I think that pretty much everyone with 5+ posts in this thread is correct about few things and incorrect about others. The main problem in my opinion is that everyone is talking about a different thing.
From your Wikipedia page Banno: "As n approaches infinity, sn tends to aproach 1." Does that means =1 to you? — Metaphysician Undercover
It actually does mean that, yes. It's exactly one. But this is surprisingly irrelevant in this case, because the problem doesn't seem to be mathematical at all.
The problem of the "paradox" is the way it's constructed.
You have it exactly backwards - the paradox only arises by insisting that space is made up of infinitely many points, and time is made up of infinitely many instants. When we recognize that both space and time are continuous, the paradox dissolves - there are no intermediate points that I have to "touch" while moving from defined point A to defined point B in a finite interval of time, just like I do not need to count any intermediate numbers in order to get from 1 to 2. — aletheist
You are of course correct that in real life we could just run and beat the turtle, but this trivial solution is not what drove all the philosophers/logicians to it for such a long time. Instead the most common interpretation of the paradox is that the runner MUST touch every point, as you worded it. So that's the version of the paradox that people try to discuss, including majority of posters in this thread. It is assumed that that's what Zeno was thinking.

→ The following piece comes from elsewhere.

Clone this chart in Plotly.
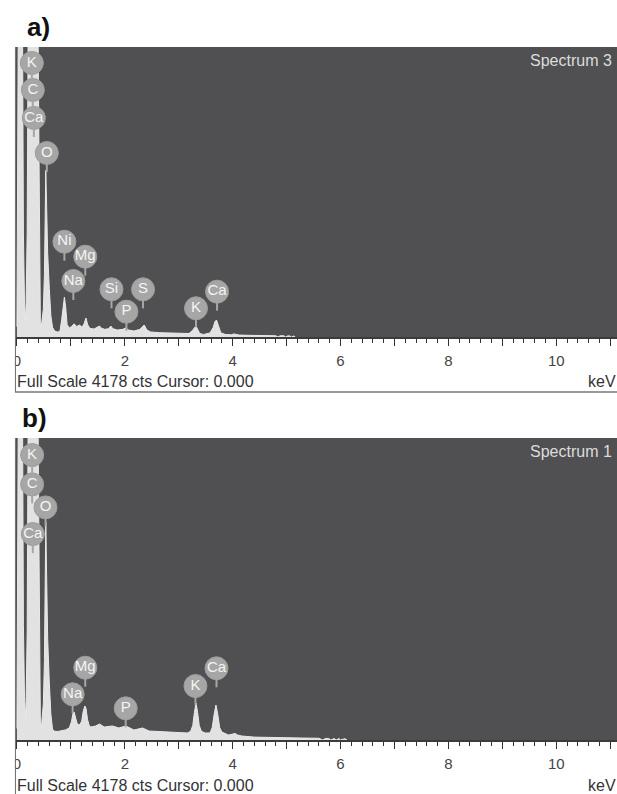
import plotly.graph_objects as go

W, H = 617, 794
FULL_SCALE = 4178

# Spectrum 3 (panel a): energy in keV and counts per channel
energy_a = [0.00, 0.03, 0.05, 0.08, 0.10, 0.12, 0.14, 0.165,
            0.19, 0.21, 0.23, 0.30, 0.37, 0.395, 0.415, 0.435,
            0.46, 0.49, 0.51, 0.525, 0.535, 0.55, 0.57, 0.60, 0.63, 0.66, 0.70,
            0.76, 0.80, 0.83, 0.855, 0.88, 0.905, 0.93, 0.97,
            1.01, 1.06, 1.11, 1.16, 1.21, 1.25, 1.28, 1.31, 1.35, 1.43,
            1.49, 1.53, 1.57, 1.63, 1.70, 1.74, 1.78, 1.86, 1.96, 2.02,
            2.07, 2.17, 2.28, 2.32, 2.36, 2.41, 2.48, 2.65, 2.82, 3.00,
            3.19, 3.25, 3.29, 3.32, 3.35, 3.39, 3.46,
            3.58, 3.64, 3.67, 3.70, 3.73, 3.78, 3.87,
            3.98, 4.02, 4.06, 4.12, 4.30, 4.50, 4.70, 4.80, 4.84, 4.88,
            4.95, 4.98, 5.02, 5.06, 5.09, 5.13, 5.16]
counts_a = [150, 5000, 9000, 9000, 5000, 1500, 500, 230,
            1500, 4000, 8000, 12000, 8000, 4000, 1500, 145,
            200, 400, 900, 1800, 2400, 1900, 1200, 700, 300, 140, 85,
            70, 90, 250, 450, 576, 420, 180, 130,
            150, 190, 150, 173, 140, 200, 274, 180, 125, 115,
            135, 158, 125, 110, 120, 158, 120, 100, 110, 130,
            100, 86, 110, 150, 173, 100, 72, 62, 58, 54,
            50, 90, 140, 160, 110, 50, 36,
            58, 140, 220, 245, 170, 60, 36,
            32, 45, 40, 28, 24, 22, 20, 18, 0, 18,
            18, 0, 16, 16, 0, 15, 0]

# Spectrum 1 (panel b)
energy_b = [0.00, 0.03, 0.05, 0.08, 0.10, 0.12, 0.14, 0.165,
            0.19, 0.21, 0.23, 0.30, 0.37, 0.395, 0.415, 0.435,
            0.46, 0.49, 0.51, 0.525, 0.535, 0.55, 0.57, 0.60, 0.63, 0.66, 0.70,
            0.76, 0.82, 0.90, 0.97, 1.01, 1.04, 1.06, 1.09, 1.12, 1.16,
            1.20, 1.23, 1.26, 1.28, 1.31, 1.34, 1.37, 1.46, 1.53, 1.62,
            1.77, 1.89, 2.02, 2.17, 2.33, 2.45, 2.65, 2.82, 3.00, 3.16,
            3.22, 3.26, 3.29, 3.32, 3.35, 3.38, 3.42, 3.49,
            3.58, 3.62, 3.66, 3.69, 3.72, 3.76, 3.80, 3.92,
            3.99, 4.04, 4.09, 4.17, 4.40, 4.70, 5.00, 5.30, 5.60, 5.67,
            5.72, 5.78, 5.82, 5.88, 5.92, 5.97, 6.00, 6.05, 6.08, 6.12]
counts_b = [160, 5000, 9000, 9000, 5000, 1600, 600, 280,
            1500, 4000, 8000, 12000, 8000, 4000, 1500, 180,
            240, 500, 1100, 2200, 3020, 2300, 1400, 800, 350, 150, 120,
            118, 124, 140, 166, 250, 370, 387, 300, 220, 207,
            260, 400, 470, 440, 280, 200, 180, 194, 221, 180,
            194, 166, 194, 138, 166, 124, 115, 111, 104, 97,
            120, 200, 380, 512, 380, 200, 120, 97,
            97, 170, 370, 484, 370, 170, 110, 69,
            80, 91, 70, 55, 40, 33, 30, 27, 24, 0,
            22, 22, 0, 20, 0, 20, 0, 18, 18, 0]

# Element markers: symbol, energy (keV), badge level (counts)
label_sym_a = ["K", "C", "Ca", "O", "Ni", "Mg", "Na", "Si", "S", "P", "K", "Ca"]
label_kev_a = [0.277, 0.295, 0.314, 0.554, 0.88, 1.267, 1.046, 1.753, 2.338, 2.03, 3.32, 3.71]
label_lvl_a = [3948, 3559, 3156, 2651, 1373, 1157, 807, 687, 687, 365, 414, 653]

label_sym_b = ["K", "C", "O", "Ca", "Mg", "Na", "P", "K", "Ca"]
label_kev_b = [0.282, 0.282, 0.53, 0.295, 1.267, 1.033, 2.017, 3.31, 3.70]
label_lvl_b = [3942, 3536, 3218, 2849, 1000, 632, 438, 747, 992]

spectrum_names = ["Spectrum 3", "Spectrum 1"]
panel_tags = ["a)", "b)"]
tick_values = list(range(0, 12))
tick_text = [str(v) if v % 2 == 0 else "" for v in tick_values]

FONT = "Liberation Sans, Arial, sans-serif"
DARK = "#505052"
FILL = "#e2e2e2"
BADGE = "#a6a6a6"


def px(x):
    return x / W


def py(y):
    return 1 - y / H


# panel pixel geometry: (top of plot area, axis line)
panels = [(47, 337), (438, 740)]
x_left_px = 13
kev_per_px = 1 / 54.2
x_range = [(x_left_px - 14) * kev_per_px, (W - 14) * kev_per_px]

fig = go.Figure()
layout = dict(
    width=W, height=H,
    margin=dict(l=0, r=0, t=0, b=0),
    paper_bgcolor="white", plot_bgcolor=DARK,
    showlegend=False,
    font=dict(family=FONT),
)

shapes = []
annotations = []

data = [(energy_a, counts_a, label_sym_a, label_kev_a, label_lvl_a),
        (energy_b, counts_b, label_sym_b, label_kev_b, label_lvl_b)]

for i, ((top, base), (ex, cy, sym, kev, lvl)) in enumerate(zip(panels, data)):
    sfx = "" if i == 0 else str(i + 1)
    xa, ya = "x" + sfx, "y" + sfx
    layout["xaxis" + sfx] = dict(
        domain=[px(x_left_px), 1], range=x_range, anchor=ya,
        showgrid=False, zeroline=False,
        showline=True, linecolor="#3c3c3c", linewidth=1.5,
        ticks="outside", ticklen=7, tickwidth=1.2, tickcolor="#333",
        tickmode="array", tickvals=tick_values, ticktext=tick_text,
        tickfont=dict(size=15, color="#444", family=FONT),
        ticklabelstandoff=2,
        minor=dict(tickmode="linear", tick0=0, dtick=0.2, ticks="outside",
                   ticklen=4, tickwidth=1, tickcolor="#333"),
        fixedrange=True,
    )
    layout["yaxis" + sfx] = dict(
        domain=[py(base), py(top)], range=[0, FULL_SCALE], anchor=xa,
        visible=False, fixedrange=True,
    )

    fig.add_trace(go.Scatter(
        x=ex, y=cy, xaxis=xa, yaxis=ya, mode="lines",
        fill="tozeroy", fillcolor=FILL,
        line=dict(color="#e9e9e9", width=1),
        hoverinfo="skip",
    ))

    # stems under the element badges
    for k, l in zip(kev, lvl):
        shapes.append(dict(
            type="line", xref=xa, yref=ya, x0=k, x1=k,
            ysizemode="pixel", yanchor=l, y0=-10, y1=-19,
            line=dict(color=BADGE, width=2), layer="above",
        ))

    fig.add_trace(go.Scatter(
        x=kev, y=lvl, xaxis=xa, yaxis=ya, mode="markers+text",
        text=sym, textposition="middle center",
        textfont=dict(color="#f4f4f4", size=15, family=FONT),
        marker=dict(size=23, color=BADGE, line=dict(color="#9c9c9c", width=1)),
        cliponaxis=False, hoverinfo="skip",
    ))

    # frame around the panel
    bottom = base + 55
    shapes.append(dict(type="rect", xref="paper", yref="paper",
                       x0=0, x1=px(12), y0=py(base + 40), y1=py(base + 2),
                       fillcolor="white", line=dict(width=0), layer="above"))
    shapes.append(dict(type="line", xref="paper", yref="paper",
                       x0=px(12.5), x1=px(12.5), y0=py(top), y1=py(min(bottom, H)),
                       line=dict(color="#6e6e6e", width=1), layer="above"))
    if bottom < H:
        shapes.append(dict(type="line", xref="paper", yref="paper",
                           x0=px(12), x1=1, y0=py(bottom), y1=py(bottom),
                           line=dict(color="#777", width=1.5), layer="above"))

    annotations += [
        dict(text="<b>" + panel_tags[i] + "</b>", xref="paper", yref="paper",
             x=px(22 if i == 0 else 17), y=py(top - 20), xanchor="left", yanchor="middle",
             showarrow=False, font=dict(size=26, color="#111", family=FONT)),
        dict(text=spectrum_names[i], xref="paper", yref="paper",
             x=px(614), y=py(top + 13), xanchor="right", yanchor="middle",
             showarrow=False, font=dict(size=16, color="#dcdcdc", family=FONT)),
        dict(text=f"Full Scale {FULL_SCALE} cts Cursor: 0.000", xref="paper", yref="paper",
             x=px(12), y=py(base + 45), xanchor="left", yanchor="middle",
             showarrow=False, font=dict(size=16, color="#333", family=FONT)),
        dict(text="keV", xref="paper", yref="paper",
             x=px(618), y=py(base + 45), xanchor="right", yanchor="middle",
             showarrow=False, font=dict(size=16, color="#333", family=FONT)),
    ]

layout["shapes"] = shapes
layout["annotations"] = annotations
fig.update_layout(**layout)
fig.write_html("out.html")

Here is the problem in different words. Suppose Achilles is twice as fast as the turtle and turtle starts with 50m advantage. Achilles needs to "touch" the 50m point. At the moment of him touching the point, the turtle will be at 75m point. So the next point he needs to touch is the 75m. He always needs to touch the point where turtle is at the moment of him reaching the previous point. Since mathematically it's obvious that at 100m point Achilles will catch the turtle, we can just say "Screw the turtle, let's ask ourselves can Achilles actually reach 100m mark?" We can simplify the problem like this, because if he does reach 100m mark, then he had caught the turtle and if he doesn't, then turtle will always stay ahead of him. So that's where we get 1/2+1/4+...

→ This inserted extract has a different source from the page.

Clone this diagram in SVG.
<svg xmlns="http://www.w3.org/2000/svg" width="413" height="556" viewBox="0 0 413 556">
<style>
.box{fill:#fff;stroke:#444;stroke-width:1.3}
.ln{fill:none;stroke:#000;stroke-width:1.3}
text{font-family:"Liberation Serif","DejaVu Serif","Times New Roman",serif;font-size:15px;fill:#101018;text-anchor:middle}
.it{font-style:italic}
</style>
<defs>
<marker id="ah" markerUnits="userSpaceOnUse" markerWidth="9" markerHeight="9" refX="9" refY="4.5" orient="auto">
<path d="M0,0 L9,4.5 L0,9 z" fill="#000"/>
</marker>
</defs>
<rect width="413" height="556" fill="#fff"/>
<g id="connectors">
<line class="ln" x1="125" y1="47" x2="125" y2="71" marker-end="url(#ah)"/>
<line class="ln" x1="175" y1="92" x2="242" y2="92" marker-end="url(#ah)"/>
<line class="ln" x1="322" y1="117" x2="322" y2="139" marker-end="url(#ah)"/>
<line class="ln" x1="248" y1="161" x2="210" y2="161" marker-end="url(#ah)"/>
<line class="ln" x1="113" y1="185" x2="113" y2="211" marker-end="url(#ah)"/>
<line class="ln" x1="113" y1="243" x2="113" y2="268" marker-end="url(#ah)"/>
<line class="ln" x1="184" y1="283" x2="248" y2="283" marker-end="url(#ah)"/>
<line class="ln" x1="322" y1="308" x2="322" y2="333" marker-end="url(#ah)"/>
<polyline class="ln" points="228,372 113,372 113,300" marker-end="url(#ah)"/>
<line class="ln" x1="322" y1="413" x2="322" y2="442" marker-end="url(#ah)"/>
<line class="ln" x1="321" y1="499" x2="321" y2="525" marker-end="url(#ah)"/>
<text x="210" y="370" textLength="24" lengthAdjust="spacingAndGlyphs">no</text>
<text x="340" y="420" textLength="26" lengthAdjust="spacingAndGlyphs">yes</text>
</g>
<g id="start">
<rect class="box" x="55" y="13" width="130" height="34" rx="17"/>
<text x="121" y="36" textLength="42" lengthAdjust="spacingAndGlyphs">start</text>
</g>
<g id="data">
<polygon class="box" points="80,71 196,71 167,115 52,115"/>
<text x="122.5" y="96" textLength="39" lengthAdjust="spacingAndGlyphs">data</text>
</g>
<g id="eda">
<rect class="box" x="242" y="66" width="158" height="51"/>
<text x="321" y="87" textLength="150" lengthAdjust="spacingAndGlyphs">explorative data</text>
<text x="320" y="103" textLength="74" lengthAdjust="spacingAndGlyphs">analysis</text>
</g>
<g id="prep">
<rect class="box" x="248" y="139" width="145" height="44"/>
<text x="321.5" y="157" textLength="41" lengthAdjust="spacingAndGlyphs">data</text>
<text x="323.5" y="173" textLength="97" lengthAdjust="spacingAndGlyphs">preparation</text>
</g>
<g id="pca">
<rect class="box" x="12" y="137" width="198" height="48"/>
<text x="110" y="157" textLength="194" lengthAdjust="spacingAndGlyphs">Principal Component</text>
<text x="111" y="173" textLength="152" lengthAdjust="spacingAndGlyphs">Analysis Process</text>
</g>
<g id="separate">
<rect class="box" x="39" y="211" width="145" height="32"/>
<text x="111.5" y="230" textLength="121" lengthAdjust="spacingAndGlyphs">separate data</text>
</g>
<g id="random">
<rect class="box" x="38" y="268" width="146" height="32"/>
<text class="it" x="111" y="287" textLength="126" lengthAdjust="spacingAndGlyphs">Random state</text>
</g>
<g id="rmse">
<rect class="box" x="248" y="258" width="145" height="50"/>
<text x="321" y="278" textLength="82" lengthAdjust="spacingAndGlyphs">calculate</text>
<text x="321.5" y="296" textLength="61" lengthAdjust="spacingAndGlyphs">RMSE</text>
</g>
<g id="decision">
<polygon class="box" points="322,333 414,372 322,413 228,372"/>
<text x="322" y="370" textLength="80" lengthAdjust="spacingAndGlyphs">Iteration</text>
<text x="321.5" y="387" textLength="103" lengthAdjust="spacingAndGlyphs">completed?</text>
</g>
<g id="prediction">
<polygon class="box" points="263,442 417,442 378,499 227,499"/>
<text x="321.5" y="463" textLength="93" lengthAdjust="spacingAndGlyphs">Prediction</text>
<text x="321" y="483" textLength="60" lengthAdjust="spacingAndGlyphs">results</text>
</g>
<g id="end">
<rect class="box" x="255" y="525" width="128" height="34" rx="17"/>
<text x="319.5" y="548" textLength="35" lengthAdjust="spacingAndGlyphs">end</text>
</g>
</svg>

Again, of course it's silly, but if we don't construct the problem this way, it becomes trivial and not worth a single keyboard press, let alone hundreds of books and articles written by some very smart people.
The sum of 1/3, 1/9, 1/27, 1/81...sequence is NOT 1. It is half(1/2).
You can try that with other fractions too. The sum doesn't equal 1.
Therefore the paradox remains unresolved as far as math is concerned. — TheMadFool
You misunderstand the problem and the reason why it's worded the way it is. Length of 1 is defined here at whatever point Achilles would mathematically catch the turtle. You want his first point to be at 1/3? No problem. So let's see... Turtle has 50m advantage and you want that to be 1/3 of the total length. Fine, so that means that turtle's speed is exactly 2/3 of Achille's speed. By the time Achilles reaches the 1/3 point, the turtle will be at 1/3 + 2/3*1/3 = 5/9, covering a distance of 2/9. Let's see the series:
1/3 + 2/9 + 4/27 + 8/81 + ... + 2^n / 3^(n+1) + ... = 1
There you go. Still 1. Let's move on.
Unfortunately if we want to look at the problem the way it was constructed such "mathematical" proof will not work. The rules made for Achilles are not fair. He can never catch the turtle, he will never reach the point 1. But since the construction itself assumes that he will never reach it, we don't have a paradox. It's all as expected.
Achilles is moving in steps. But he is moving in very special steps. If step n has length L, then step n+1 has length L/2. Again, not because of his choice, but because the rules are unfair. It's a fixed sport event. If I try to use a bit more mathematical language...
Edit: Initially made a terminology error, I am correcting this part.
The sequence 1/2, 1/4, 1/8, ... is a sequence with infinite number of terms. Each term corresponds to one step length. Let's make another sequence S, a sequence of partial sums:
S1 = 1/2
S2 = 3/4
S3 = 7/8
...
The reason why Achilles will never reach point 1 is because 1 is not a term of sequence S. 1 is the limit of the sequence, yes, but in order for Achilles to reach the 1, point 1 would actually have to one of the terms of the sequence.